I'm struggling to gauge just what it is that you think my position is. I feel that I'm one of the more thorough advocates of new music on this and many forums. I consider lots of albums from the past decade "classic." I dedicate my music reviews (at least up to this point) solely to shedding light on new music. So I have nothing against new bands whatsoever. In fact I love giving credit where it's due, and sometimes I feel that I even over exaggerate and embellish to get that point across. What I won't do is pretend to see things that I don't, and what I do not see in the past decade are any significant, revolutionary paradigm shifts that reshape the way that I view some small segment of the genre, as there were in the previous decades. If you think that there are, I want you to tell me about them, because I would like to know about them. That goes for everybody. I would like to be wrong about this.

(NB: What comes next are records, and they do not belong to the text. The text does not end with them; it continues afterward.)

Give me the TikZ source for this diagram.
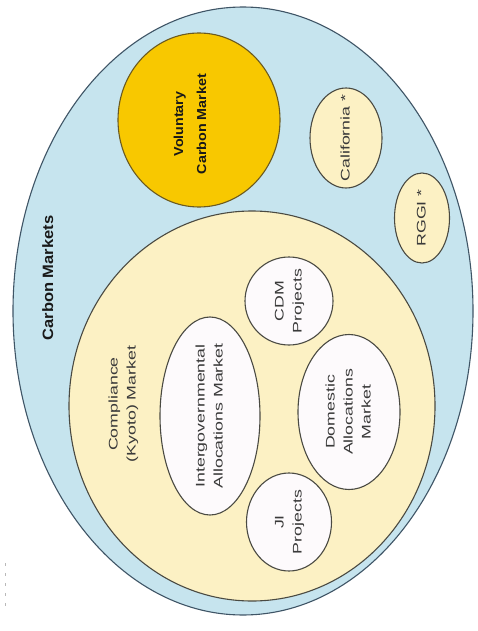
\documentclass[tikz,border=0pt]{standalone}
\usepackage{fontspec}
\setmainfont{Liberation Sans}
\usepackage{graphicx}
\usetikzlibrary{shapes.geometric}
\definecolor{outerfill}{HTML}{C6E4EE}
\definecolor{outerline}{HTML}{3F5566}
\definecolor{compfill}{HTML}{FCF1C4}
\definecolor{volfill}{HTML}{F8C800}
\definecolor{volline}{HTML}{6B5A20}
\definecolor{innerfill}{HTML}{FDFAFC}
\definecolor{bubline}{HTML}{4A4A42}
\definecolor{txtcol}{HTML}{3A3A3A}
\newcommand{\stxt}[2]{\scalebox{#1}[1]{\begin{tabular}{@{}c@{}}#2\end{tabular}}}
\tikzset{
  bub/.style={ellipse, draw=bubline, line width=1.1pt, inner sep=0pt, outer sep=0pt},
  whitebub/.style={bub, fill=innerfill},
  creambub/.style={bub, fill=compfill},
  txt/.style={rotate=90, inner sep=0pt, text=txtcol, font=\fontsize{12.5}{18}\selectfont},
  bold/.style={rotate=90, inner sep=0pt, text=black!90, font=\bfseries\fontsize{15}{20}\selectfont}
}
\begin{document}
\begin{tikzpicture}[x=1pt,y=-1pt]
\useasboundingbox[fill=white] (0,0) rectangle (478,631);
% outer
\node[bub, fill=outerfill, draw=outerline, minimum width=460, minimum height=608] (carbon) at (243,311) {};
\node[bold] (carbontxt) at (49,278) {\stxt{1.1}{Carbon Markets}};
% compliance
\node[creambub, minimum width=366, minimum height=390] (comp) at (252,406) {};
\node[txt] (comptxt) at (123,404) {\stxt{1.42}{Compliance\\(Kyoto) Market}};
% voluntary
\node[bub, fill=volfill, draw=volline, minimum width=162, minimum height=174] (vol) at (199,120) {};
\node[bold, font=\bfseries\fontsize{13}{23}\selectfont] (voltxt) at (190,124) {\stxt{1.1}{Voluntary\\Carbon Market}};
% california, rggi
\node[creambub, minimum width=72, minimum height=100] (cal) at (346,138) {};
\node[txt] at (cal) {\stxt{1.42}{California *}};
\node[creambub, minimum width=55, minimum height=90] (rggi) at (422,218) {};
\node[txt] at (rggi) {\stxt{1.42}{RGGI *}};
% inner bubbles
\node[whitebub, minimum width=100, minimum height=198] (igov) at (210,416) {};
\node[txt] at (igov) {\stxt{1.42}{Intergovernmental\\Allocations Market}};
\node[whitebub, minimum width=88, minimum height=88] (cdm) at (289,301) {};
\node[txt] at (cdm) {\stxt{1.42}{CDM\\Projects}};
\node[whitebub, minimum width=102, minimum height=155] (dom) at (349,412) {};
\node[txt] at (dom) {\stxt{1.42}{Domestic\\Allocations\\Market}};
\node[whitebub, minimum width=85, minimum height=98] (ji) at (289,522) {};
\node[txt] at (ji) {\stxt{1.42}{JI\\Projects}};
% faint margin marks
\draw[gray!55, line width=0.8pt, dash pattern=on 3pt off 7pt] (5,563) -- (5,610);
\end{tikzpicture}
\end{document}
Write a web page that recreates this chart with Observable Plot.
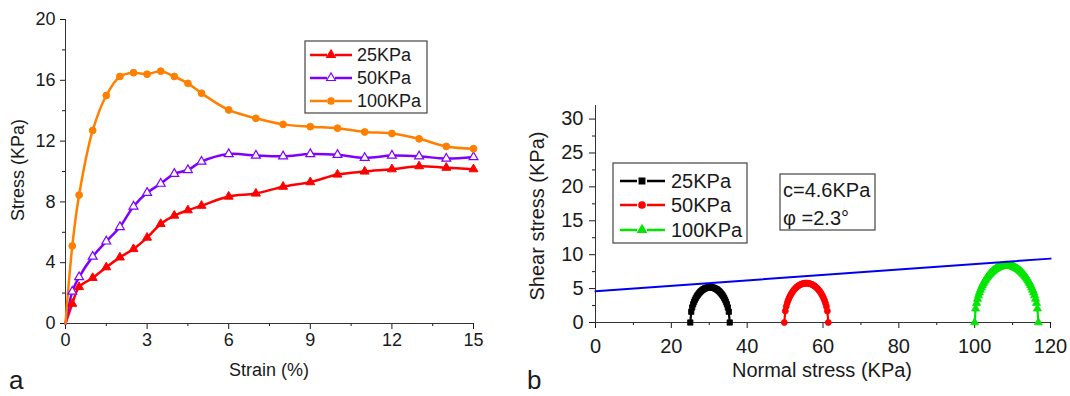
<!DOCTYPE html>
<html><head><meta charset="utf-8">
<script src="https://cdn.jsdelivr.net/npm/d3@7"></script>
<script src="https://cdn.jsdelivr.net/npm/@observablehq/plot@0.6"></script>
<style>
body{margin:0;background:#fff;}
#wrap{position:relative;width:1070px;height:396px;overflow:hidden;background:#fff;}
#wrap > svg{position:absolute;}
</style></head><body><div id="wrap"></div>
<script>
// ---------- Panel a data ----------
const seriesNames = ["25KPa", "50KPa", "100KPa"];
const strain = [0,0.25,0.5,1,1.5,2,2.5,3,3.5,4,4.5,5,6,7,8,9,10,11,12,13,14,15];
const stress25 = [0,1.3,2.4,3.0,3.7,4.35,4.9,5.65,6.55,7.1,7.45,7.75,8.35,8.55,9.0,9.3,9.8,10.0,10.15,10.35,10.25,10.15];
const stress50 = [0,2.1,3.05,4.4,5.4,6.35,7.7,8.6,9.2,9.85,10.1,10.65,11.15,11.05,11.0,11.15,11.1,10.9,11.05,11.0,10.85,10.95];
const stress100 = [0,5.1,8.45,12.7,15.0,16.25,16.5,16.4,16.6,16.25,15.8,15.15,14.05,13.5,13.1,12.95,12.85,12.6,12.5,12.15,11.65,11.5];
const xTicksA = [0,3,6,9,12,15];
const xMinorA = [1.5,4.5,7.5,10.5,13.5];
const yTicksA = [0,4,8,12,16,20];
const yMinorA = [2,6,10,14,18];

// ---------- Panel b data ----------
const circleNames = ["25KPa", "50KPa", "100KPa"];
const sigma3 = [25, 49.8, 100];
const sigma1 = [35.4, 61.4, 116.8];
const cohesion = 4.6;   // KPa
const phiDeg = 2.3;     // degrees
const xTicksB = [0,20,40,60,80,100,120];
const xMinorB = [10,30,50,70,90,110];
const yTicksB = [0,5,10,15,20,25,30];
const yMinorB = [2.5,7.5,12.5,17.5,22.5,27.5];

const fontFam = '"Liberation Sans", Arial, Helvetica, sans-serif';
const colA = ["#ff0000", "#7f00ff", "#ff8000"];
const colB = ["#000000", "#ff0000", "#00e600"];
const symB = ["square", "circle", "triangle"];

const wrap = document.getElementById("wrap");

// ---------- Panel a ----------
const stressSets = [stress25, stress50, stress100];
const seriesA = stressSets.map((arr, k) => strain.map((s, i) => ({strain: s, stress: arr[i], name: seriesNames[k]})));

const marksA = [
  Plot.axisX({ticks: xTicksA, tickSize: 6, tickPadding: 4, label: null, fontSize: 18}),
  Plot.axisX({ticks: xMinorA, tickSize: 3, text: null, label: null}),
  Plot.axisY({ticks: yTicksA, tickSize: 5, tickPadding: 5, label: null, fontSize: 18}),
  Plot.axisY({ticks: yMinorA, tickSize: 3, text: null, label: null}),
  Plot.ruleX([0], {stroke: "#333"}),
  Plot.ruleY([0], {stroke: "#333"})
];
seriesA.forEach((d, k) => {
  marksA.push(Plot.line(d, {x: "strain", y: "stress", stroke: colA[k], strokeWidth: 2.5, curve: "catmull-rom"}));
});
marksA.push(Plot.dot(seriesA[0].slice(1), {x: "strain", y: "stress", symbol: "triangle", r: 3.3, fill: colA[0], stroke: colA[0], strokeWidth: 1}));
marksA.push(Plot.dot(seriesA[1].slice(1), {x: "strain", y: "stress", symbol: "triangle", r: 3.3, fill: "white", stroke: colA[1], strokeWidth: 1.2}));
marksA.push(Plot.dot(seriesA[2].slice(1), {x: "strain", y: "stress", symbol: "circle", r: 3.4, fill: colA[2], stroke: colA[2], strokeWidth: 1}));

const pa = Plot.plot({
  width: 530, height: 396,
  marginLeft: 65, marginRight: 57, marginTop: 19, marginBottom: 73,
  style: {fontFamily: fontFam, fontSize: "18px", color: "#1a1a1a", background: "transparent", overflow: "visible"},
  x: {domain: [0, 15]},
  y: {domain: [0, 20]},
  marks: marksA
});
pa.style.left = "0px"; pa.style.top = "0px";
wrap.appendChild(pa);

// ---------- Panel b ----------
const circles = sigma3.map((s3, k) => {
  const s1 = sigma1[k], c = (s1 + s3) / 2, r = (s1 - s3) / 2;
  const n = Math.round((s1 - s3) / 0.25);
  const pts = [];
  for (let i = 0; i <= n; i++) {
    const x = s3 + i * (s1 - s3) / n;
    pts.push({sigma: x, tau: Math.sqrt(Math.max(0, r * r - (x - c) * (x - c))), name: circleNames[k]});
  }
  return pts;
});
const tanPhi = Math.tan(phiDeg * Math.PI / 180);
const envelope = [0, 120].map(x => ({sigma: x, tau: cohesion + x * tanPhi}));

const marksB = [
  Plot.axisX({ticks: xTicksB, tickSize: 6, tickPadding: 10, label: null, fontSize: 20}),
  Plot.axisX({ticks: xMinorB, tickSize: 3, text: null, label: null}),
  Plot.axisY({ticks: yTicksB, tickSize: 6, tickPadding: 6, label: null, fontSize: 20}),
  Plot.axisY({ticks: yMinorB, tickSize: 3, text: null, label: null}),
  Plot.ruleX([0], {stroke: "#333"}),
  Plot.ruleY([0], {stroke: "#333"})
];
circles.forEach((d, k) => {
  marksB.push(Plot.line(d, {x: "sigma", y: "tau", stroke: colB[k], strokeWidth: 2.2}));
  marksB.push(Plot.dot(d, {x: "sigma", y: "tau", symbol: symB[k], r: 3, fill: colB[k], stroke: colB[k], strokeWidth: 0.8}));
});
marksB.push(Plot.line(envelope, {x: "sigma", y: "tau", stroke: "#0000f0", strokeWidth: 2}));

const pb = Plot.plot({
  width: 550, height: 396,
  marginLeft: 75, marginRight: 20, marginTop: 105, marginBottom: 74,
  style: {fontFamily: fontFam, fontSize: "20px", color: "#1a1a1a", background: "transparent", overflow: "visible"},
  x: {domain: [0, 120]},
  y: {domain: [0, 32]},
  marks: marksB
});
pb.style.left = "520px"; pb.style.top = "0px";
wrap.appendChild(pb);

// ---------- Overlay: titles, legends, panel letters ----------
const ov = d3.create("svg").attr("width", 1070).attr("height", 396)
  .style("left", "0px").style("top", "0px")
  .attr("font-family", fontFam).attr("fill", "#1a1a1a");

ov.append("text").attr("transform", "translate(24,170) rotate(-90)").attr("text-anchor", "middle").attr("font-size", 18).text("Stress (KPa)");
ov.append("text").attr("x", 269).attr("y", 376).attr("text-anchor", "middle").attr("font-size", 18).text("Strain (%)");
ov.append("text").attr("x", 9).attr("y", 389).attr("font-size", 26).text("a");

ov.append("text").attr("transform", "translate(544,216) rotate(-90)").attr("text-anchor", "middle").attr("font-size", 20).text("Shear stress (KPa)");
ov.append("text").attr("x", 822).attr("y", 377).attr("text-anchor", "middle").attr("font-size", 20).text("Normal stress (KPa)");
ov.append("text").attr("x", 527).attr("y", 389).attr("font-size", 26).text("b");

function drawLegend(box, rows, names, colors, symbols, fills, seg, fs) {
  ov.append("rect").attr("x", box[0]).attr("y", box[1]).attr("width", box[2] - box[0]).attr("height", box[3] - box[1])
    .attr("fill", "white").attr("stroke", "#444").attr("stroke-width", 1.2);
  names.forEach((nm, k) => {
    const y = rows[k];
    ov.append("line").attr("x1", seg[0]).attr("x2", seg[1]).attr("y1", y).attr("y2", y).attr("stroke", colors[k]).attr("stroke-width", 2.5);
    ov.append("line").attr("x1", seg[3]).attr("x2", seg[4]).attr("y1", y).attr("y2", y).attr("stroke", colors[k]).attr("stroke-width", 2.5);
    const symMap = {triangle: d3.symbolTriangle, circle: d3.symbolCircle, square: d3.symbolSquare};
    ov.append("path").attr("d", d3.symbol(symMap[symbols[k]], 34)())
      .attr("transform", `translate(${seg[2]},${y})`)
      .attr("fill", fills[k]).attr("stroke", colors[k]).attr("stroke-width", 1.1);
    ov.append("text").attr("x", seg[5]).attr("y", y + fs * 0.36).attr("font-size", fs).text(nm);
  });
}
drawLegend([305, 41, 427, 113], [55, 78, 101], seriesNames, colA, ["triangle", "triangle", "circle"],
  [colA[0], "white", colA[2]], [310, 327, 331, 335, 352, 357], 18);
drawLegend([613, 163, 747, 243], [181, 205, 230], circleNames, colB, symB,
  colB, [620, 637, 642, 647, 665, 671], 20);

// parameter box
ov.append("rect").attr("x", 780).attr("y", 174).attr("width", 95).attr("height", 56)
  .attr("fill", "white").attr("stroke", "#444").attr("stroke-width", 1.2);
ov.append("text").attr("x", 783).attr("y", 197).attr("font-size", 20).text("c=" + cohesion + "KPa");
ov.append("text").attr("x", 783).attr("y", 225).attr("font-size", 20).text("φ =" + phiDeg + "°");

wrap.appendChild(ov.node());
</script>
</body></html>
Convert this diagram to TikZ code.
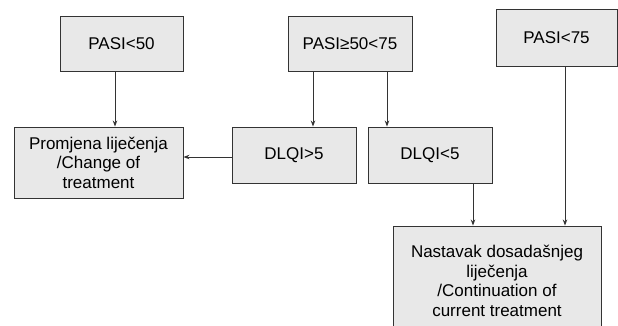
\documentclass[tikz,border=0pt]{standalone}
\usepackage{fontspec}
\setmainfont{Liberation Sans}
\usetikzlibrary{arrows.meta}
\begin{document}
\begin{tikzpicture}[x=1pt, y=-1pt, line width=0.9pt, >={Stealth[length=6pt,width=4.5pt]},
box/.style={rectangle,draw=black!80,fill=black!9,inner sep=0pt,align=center,font=\fontsize{17}{19.5}\selectfont}]
\useasboundingbox (0,0) rectangle (618,325);
\clip (0,0) rectangle (618,325);
\begin{scope}
\node[box, minimum width=123pt, minimum height=55pt] (pasi1) at (121.5,43.5) {PASI<50};
\node[box, minimum width=124pt, minimum height=55pt] (pasi2) at (350,43.5) {PASI≥50<75};
\node[box, minimum width=121pt, minimum height=57pt] (pasi3) at (556.5,37.5) {PASI<75};
\node[box, minimum width=169pt, minimum height=71pt] (change) at (98.5,162.5) {Promjena liječenja\\/Change of\\treatment};
\node[box, minimum width=124pt, minimum height=56pt] (dlqi1) at (294,155) {DLQI>5};
\node[box, minimum width=124pt, minimum height=56pt] (dlqi2) at (430,155) {DLQI<5};
\node[box, minimum width=208pt, minimum height=110pt] (cont) at (497,281) {Nastavak dosadašnjeg\\liječenja\\/Continuation of\\current treatment};
\end{scope}
\begin{scope}[draw=black!80]
\draw[->] ([xshift=-6.5pt]pasi1.south) -- ([xshift=-6.5pt]pasi1.south |- change.north);
\draw[->] ([xshift=-37pt]pasi2.south) -- ([xshift=-37pt]pasi2.south |- dlqi1.north);
\draw[->] ([xshift=37pt]pasi2.south) -- ([xshift=37pt]pasi2.south |- dlqi2.north);
\draw[->] ([yshift=-2pt]dlqi1.west) -- ([yshift=-2pt]dlqi1.west -| change.east);
\draw[->] ([xshift=43pt]dlqi2.south) -- ([xshift=43pt]dlqi2.south |- cont.north);
\draw[->] ([xshift=8.5pt]pasi3.south) -- ([xshift=8.5pt]pasi3.south |- cont.north);
\end{scope}
\end{tikzpicture}
\end{document}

edit: This post came out a little longer than I expected. :erk: Oh well.
 
Instead of analyzing posts over and over, how about you accept the fact that you bitch too much sometimes..sometimes it cracks me up when you hate on a specific band, but sometimes a man needs to relax
 
Off the top of my head (in no order):

Spiral Architect - A Sceptic's Universe
Ulver - Perdition City
Riverside - Out of Myself
OSI - Blood
Cynic - Traced in Air
Dodheimsgard - Supervillain Outcast
Agalloch - The Mantle
Gory Blister - Skymorphosis
Zero Hour - The Towers of Avarice
Ozric Tentacles - Spirals in Hyperspace
 
Here's a few that I still listen to today, there were hundreds of equally well-crafted albums that should be on this list as well though

Decapitated - Winds of Creation
Blut Aus Nord - The Work Which Transforms God
Jig-Ai - Katana Orgy
Sickening Horror - When The Landscapes Bled Backwards
Nile - Black Seeds of Vengeance
Necrophagist - Onset of Putrefaction (2004 remaster)
Dying Fetus - Destroy the Oppostion
Edge of Sanity - Crimson II
Gory Blister - Skymorphosis
Leng Tch'e - ManMadePredator
Meshuggah - Nothing
Agalloch - Ashes Against the Grain

And yes I can't count
 
Alice In Chains - Black Gives Way to Blue(2009)
Immortal - Sons of Northern Darkness(2002)
Iced Earth - Horror Show(2001)
Blind Guardian - Night at the Opera(2002)
Iron Maiden - Brave New World(2000)
In Flames - Reroute to Remain(2002)
Dark Tranquillity - Damage Done(2002)
Opeth - Blackwater Park(2001)
Wintersun - Wintersun(2004)
Nevermore - The Godless Endeavor(2005)
Dream Theater - Six Degrees of Inner Turbulence(2002)
Agalloch - Ashes Against the Grain(2007)
Daylight Dies - Dismantling Devotion(2007)
Arcturus - The Sham Mirrors(year?)
Meshuggah - obZen(2008)
Symphony X - The Odyssey(2002)
The Black Dahlia Murder - Nocturnal(2007)

And a tun more.
 
Ares Kingdom-Return To dust
Drudkh-Forgotten Legends
The Lord Weird Slough Feg-Down Among The Deadmen
The Lord Weird Slough Feg-Traveller
Solstice-New Dark Age (Re-issue)
Ark-Burn The Sun
Therion-Gothic Kabbalah
Pagan Altar-Mythical & Magical
Wolf-Black Wings
Ayreon- 01011001
so many of my favourite albums were released just prior to 2000,D666-Unchain The Wolves,Conqueror-War Cult Supremacy,Summoning-Stronghold,Ulver-Nattens Madrigal,to name but a few.
 
yeah that'll be interesting to see what their second album will be like. I almost included The Corpse of Rebirth on my list. If I had known we would be rampantly breaking the 10 rule, it definitely would've been on there
 
Hmm I read about Forest of Stars like a week ago and wanted to check them out..and I have a free moment now. Sweet.
 
Albums released in 00's that in my opinion are innovative.

Blut aus nord - twwtg
agalloch - the mantle
agalloch - ashes against the grain
the ruins of beverast - rain upon the impure
nachtmystium - instinct; decay
The angelic process - weighing souls with the sand
pig destroyer - prowler in the yard
drudkh - autumn aurora
 
^^ Listened to God, now on to Female. I like it, but I can't decide how much at this point. I can definitely tell its on the higher end among that sort of drawn out/semi-ambient group of black metal bands, but it takes a lot for me to consider such a band a personal favorite due to the time and attention you have to invest in understanding their music. I like their use of folky instruments and their production makes it more accessible than, say, Rain Upon the Impure. I shall persist.